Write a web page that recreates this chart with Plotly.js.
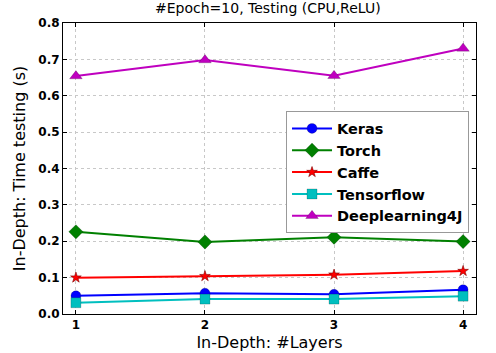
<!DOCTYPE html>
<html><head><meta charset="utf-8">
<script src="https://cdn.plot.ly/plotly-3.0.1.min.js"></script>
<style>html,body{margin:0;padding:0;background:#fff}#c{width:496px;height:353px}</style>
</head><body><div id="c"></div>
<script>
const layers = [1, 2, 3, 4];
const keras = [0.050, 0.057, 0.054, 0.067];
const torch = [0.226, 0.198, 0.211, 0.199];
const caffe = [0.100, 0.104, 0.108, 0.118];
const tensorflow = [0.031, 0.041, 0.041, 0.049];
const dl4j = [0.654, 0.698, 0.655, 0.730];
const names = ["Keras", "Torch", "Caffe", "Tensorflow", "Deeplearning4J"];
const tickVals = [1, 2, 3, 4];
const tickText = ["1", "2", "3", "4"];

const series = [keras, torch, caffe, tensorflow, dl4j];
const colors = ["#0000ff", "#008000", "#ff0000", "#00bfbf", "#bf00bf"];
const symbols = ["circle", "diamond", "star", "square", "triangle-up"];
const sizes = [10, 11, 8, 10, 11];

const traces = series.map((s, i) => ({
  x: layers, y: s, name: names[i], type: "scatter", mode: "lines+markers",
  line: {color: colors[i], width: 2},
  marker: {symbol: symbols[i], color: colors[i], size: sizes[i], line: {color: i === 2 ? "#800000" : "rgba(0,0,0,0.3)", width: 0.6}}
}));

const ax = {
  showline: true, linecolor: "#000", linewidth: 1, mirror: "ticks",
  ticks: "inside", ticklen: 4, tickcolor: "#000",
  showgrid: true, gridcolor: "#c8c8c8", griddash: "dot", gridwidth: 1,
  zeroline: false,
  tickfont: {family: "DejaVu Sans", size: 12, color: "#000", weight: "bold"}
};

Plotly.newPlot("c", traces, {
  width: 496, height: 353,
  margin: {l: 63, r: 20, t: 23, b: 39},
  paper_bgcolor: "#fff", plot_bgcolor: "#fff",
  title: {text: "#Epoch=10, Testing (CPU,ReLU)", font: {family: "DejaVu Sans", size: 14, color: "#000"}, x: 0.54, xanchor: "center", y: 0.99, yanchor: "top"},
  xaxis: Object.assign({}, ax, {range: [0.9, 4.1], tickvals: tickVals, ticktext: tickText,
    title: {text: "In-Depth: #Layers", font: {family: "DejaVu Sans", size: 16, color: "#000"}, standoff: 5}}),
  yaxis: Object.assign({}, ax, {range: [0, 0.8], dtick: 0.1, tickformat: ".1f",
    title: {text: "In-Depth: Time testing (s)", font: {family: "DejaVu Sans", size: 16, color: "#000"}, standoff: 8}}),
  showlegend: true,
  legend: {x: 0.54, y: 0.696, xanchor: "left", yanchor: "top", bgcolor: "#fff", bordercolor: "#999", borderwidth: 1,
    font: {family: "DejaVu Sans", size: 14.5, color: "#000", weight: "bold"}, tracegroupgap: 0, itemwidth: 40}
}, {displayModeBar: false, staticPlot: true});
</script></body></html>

============================================================

Written exercise. Write out the material above again, word for word, minus its pictures.

Exercise solution.
Write a web page that recreates this chart with Plotly.js.
<!DOCTYPE html>
<html><head><meta charset="utf-8">
<script src="https://cdn.plot.ly/plotly-3.0.1.min.js"></script>
<style>html,body{margin:0;padding:0;background:#fff}#c{width:496px;height:353px}</style>
</head><body><div id="c"></div>
<script>
const layers = [1, 2, 3, 4];
const keras = [0.050, 0.057, 0.054, 0.067];
const torch = [0.226, 0.198, 0.211, 0.199];
const caffe = [0.100, 0.104, 0.108, 0.118];
const tensorflow = [0.031, 0.041, 0.041, 0.049];
const dl4j = [0.654, 0.698, 0.655, 0.730];
const names = ["Keras", "Torch", "Caffe", "Tensorflow", "Deeplearning4J"];
const tickVals = [1, 2, 3, 4];
const tickText = ["1", "2", "3", "4"];

const series = [keras, torch, caffe, tensorflow, dl4j];
const colors = ["#0000ff", "#008000", "#ff0000", "#00bfbf", "#bf00bf"];
const symbols = ["circle", "diamond", "star", "square", "triangle-up"];
const sizes = [10, 11, 8, 10, 11];

const traces = series.map((s, i) => ({
  x: layers, y: s, name: names[i], type: "scatter", mode: "lines+markers",
  line: {color: colors[i], width: 2},
  marker: {symbol: symbols[i], color: colors[i], size: sizes[i], line: {color: i === 2 ? "#800000" : "rgba(0,0,0,0.3)", width: 0.6}}
}));

const ax = {
  showline: true, linecolor: "#000", linewidth: 1, mirror: "ticks",
  ticks: "inside", ticklen: 4, tickcolor: "#000",
  showgrid: true, gridcolor: "#c8c8c8", griddash: "dot", gridwidth: 1,
  zeroline: false,
  tickfont: {family: "DejaVu Sans", size: 12, color: "#000", weight: "bold"}
};

Plotly.newPlot("c", traces, {
  width: 496, height: 353,
  margin: {l: 63, r: 20, t: 23, b: 39},
  paper_bgcolor: "#fff", plot_bgcolor: "#fff",
  title: {text: "#Epoch=10, Testing (CPU,ReLU)", font: {family: "DejaVu Sans", size: 14, color: "#000"}, x: 0.54, xanchor: "center", y: 0.99, yanchor: "top"},
  xaxis: Object.assign({}, ax, {range: [0.9, 4.1], tickvals: tickVals, ticktext: tickText,
    title: {text: "In-Depth: #Layers", font: {family: "DejaVu Sans", size: 16, color: "#000"}, standoff: 5}}),
  yaxis: Object.assign({}, ax, {range: [0, 0.8], dtick: 0.1, tickformat: ".1f",
    title: {text: "In-Depth: Time testing (s)", font: {family: "DejaVu Sans", size: 16, color: "#000"}, standoff: 8}}),
  showlegend: true,
  legend: {x: 0.54, y: 0.696, xanchor: "left", yanchor: "top", bgcolor: "#fff", bordercolor: "#999", borderwidth: 1,
    font: {family: "DejaVu Sans", size: 14.5, color: "#000", weight: "bold"}, tracegroupgap: 0, itemwidth: 40}
}, {displayModeBar: false, staticPlot: true});
</script></body></html>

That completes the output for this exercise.